I needed to delete all but 1 duplicate files from a bunch of experiments. I didn't care about file names. Here's the bash - it works.
#!/bin/bash
declare -a list=( `find ./DIRECTORY_CONTAINING_FILES f` );
declare -a sums;
cnt=${#list[@]}
echo "creating md5sum list"
for ((x = 0; x < $cnt -1; x++))
do
sums[$x]=`md5sum ${list[$x]} | cut -d ' ' -f 1`
#echo ${sums[$x]}
progress=$(echo "scale=2;($x/$cnt)*100" | bc)

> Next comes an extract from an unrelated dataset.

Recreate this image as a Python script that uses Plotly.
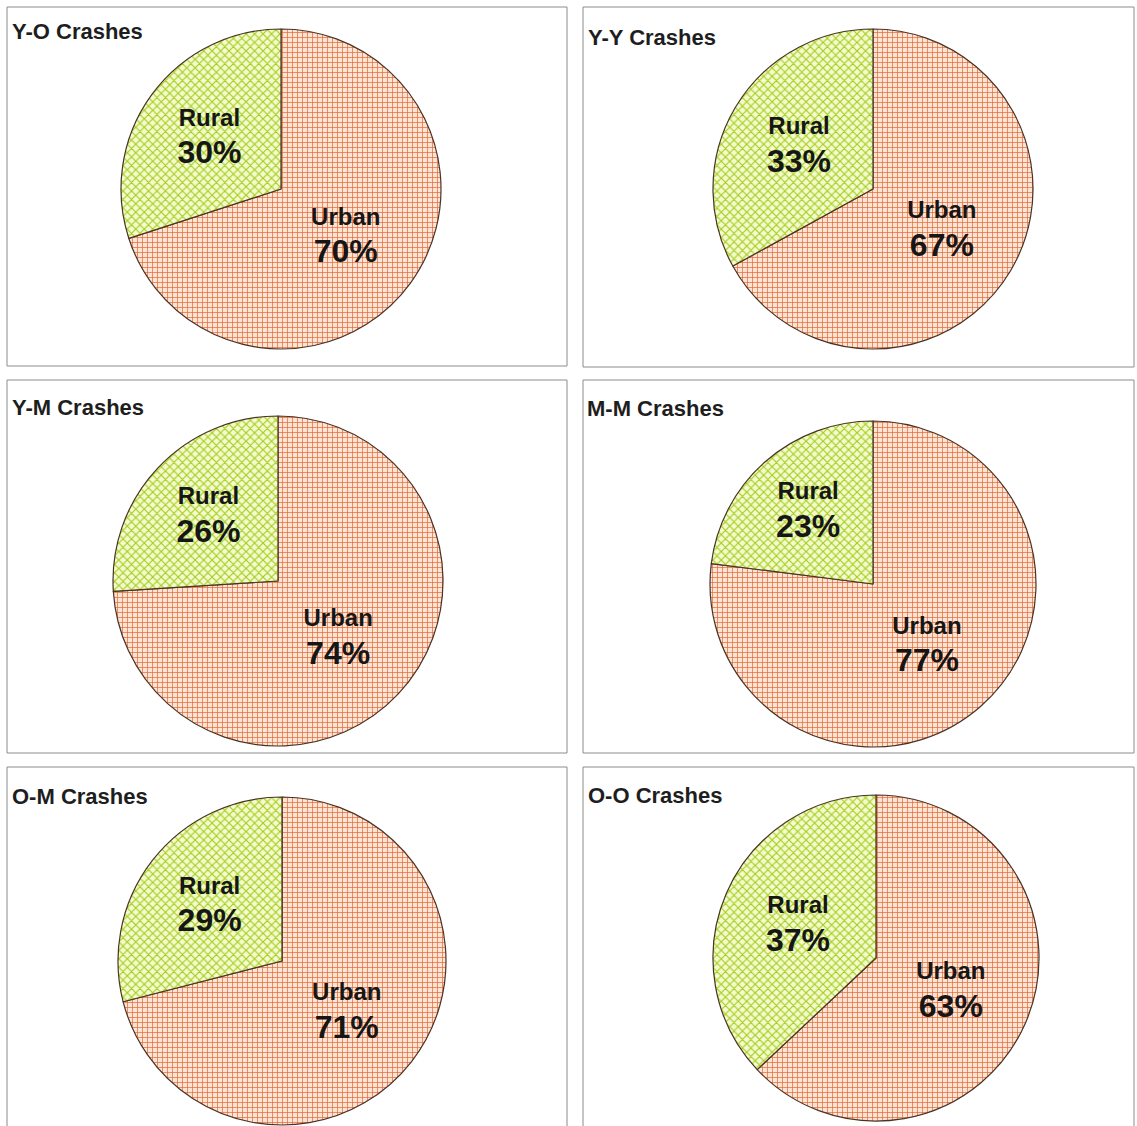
import plotly.graph_objects as go

# Crash location split by driver-age pairing
panel_titles = ["Y-O Crashes", "Y-Y Crashes", "Y-M Crashes",
                "M-M Crashes", "O-M Crashes", "O-O Crashes"]
area_labels = ["Urban", "Rural"]
urban_share = [70, 67, 74, 77, 71, 63]
rural_share = [30, 33, 26, 23, 29, 37]

W, H = 1137, 1126

# panel boxes (x0, y0, x1, y1) in pixels, and pie centre / radius in pixels
panel_boxes = [
    (7, 7, 567, 366), (583, 7, 1134, 367),
    (7, 380, 567, 753), (583, 380, 1134, 753),
    (7, 767, 567, 1140), (583, 767, 1134, 1140),
]
pie_geom = [
    (281, 189, 160), (873, 189, 160),
    (278, 581, 165), (873, 584, 163),
    (282, 961, 164), (876, 958, 163),
]
title_pos = [(10, 32), (586, 37), (10, 407), (585, 408), (10, 796), (586, 795)]

URBAN_BG, URBAN_FG = "#fde4d4", "#e26a3a"
RURAL_BG, RURAL_FG = "#f3fbcf", "#a4cc18"
FONT = "Liberation Sans, Arial, sans-serif"

fig = go.Figure()

for i, title in enumerate(panel_titles):
    cx, cy, r = pie_geom[i]
    fig.add_trace(go.Pie(
        labels=area_labels,
        values=[urban_share[i], rural_share[i]],
        sort=False,
        direction="clockwise",
        rotation=0,
        domain=dict(x=[(cx - r) / W, (cx + r) / W],
                    y=[max(0, 1 - (cy + r) / H), 1 - (cy - r) / H]),
        marker=dict(
            colors=[URBAN_BG, RURAL_BG],
            line=dict(color="#4a3326", width=1.2),
            pattern=dict(
                shape=["+", "x"],
                fgcolor=[URBAN_FG, RURAL_FG],
                bgcolor=[URBAN_BG, RURAL_BG],
                size=[5, 6],
                solidity=[0.27, 0.34],
            ),
        ),
        texttemplate=("<b><span style='font-size:24px'>%{label}</span><br>"
                      "<span style='font-size:32px'>%{value}%</span></b>"),
        textposition="inside",
        insidetextorientation="horizontal",
        insidetextfont=dict(family=FONT, size=29, color="#161616"),
        hoverinfo="label+percent",
        showlegend=False,
    ))

shapes = []
for (x0, y0, x1, y1) in panel_boxes:
    shapes.append(dict(type="rect", xref="paper", yref="paper",
                       x0=x0 / W, x1=x1 / W, y0=1 - y1 / H, y1=1 - y0 / H,
                       line=dict(color="#8c8c8c", width=1),
                       fillcolor="rgba(0,0,0,0)", layer="below"))

annotations = []
for title, (tx, ty) in zip(panel_titles, title_pos):
    annotations.append(dict(text="<b>" + title + "</b>", xref="paper", yref="paper",
                            x=tx / W, y=1 - ty / H, xanchor="left", yanchor="middle",
                            showarrow=False,
                            font=dict(family=FONT, size=22, color="#1e1e1e")))

fig.update_layout(
    width=W, height=H,
    margin=dict(l=0, r=0, t=0, b=0),
    paper_bgcolor="white",
    plot_bgcolor="white",
    shapes=shapes,
    annotations=annotations,
)

fig.write_html("out.html")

echo -ne "progress $progress %\r"
done
echo "doing compare"
for ((x = 0; x < $cnt -1; x++))
do
for ((y = x+1; y < $cnt; y++))
do
if [ "${sums[$x]}" == "${sums[$y]}" ];then
#echo ${sums[$x]} " - " ${sums[$y]}
if [ ${list[$x]} != ${list[$y]} ]; then
#remove '#' and combine next 2 lines to enable
echo "Delete file\n${list[$y]}\n${list[$x]}"
# && rm -f ${list[$y]}
fi
fi
done
done
If you didn't care about the filenames could you have just renamed all the files to their md5sum?
for f in *
do
mv $f $(md5sum $f|cut -f1 -d" ")
done
ha! Your bash is consistently better than moin. HOW DO YOU DO IT?!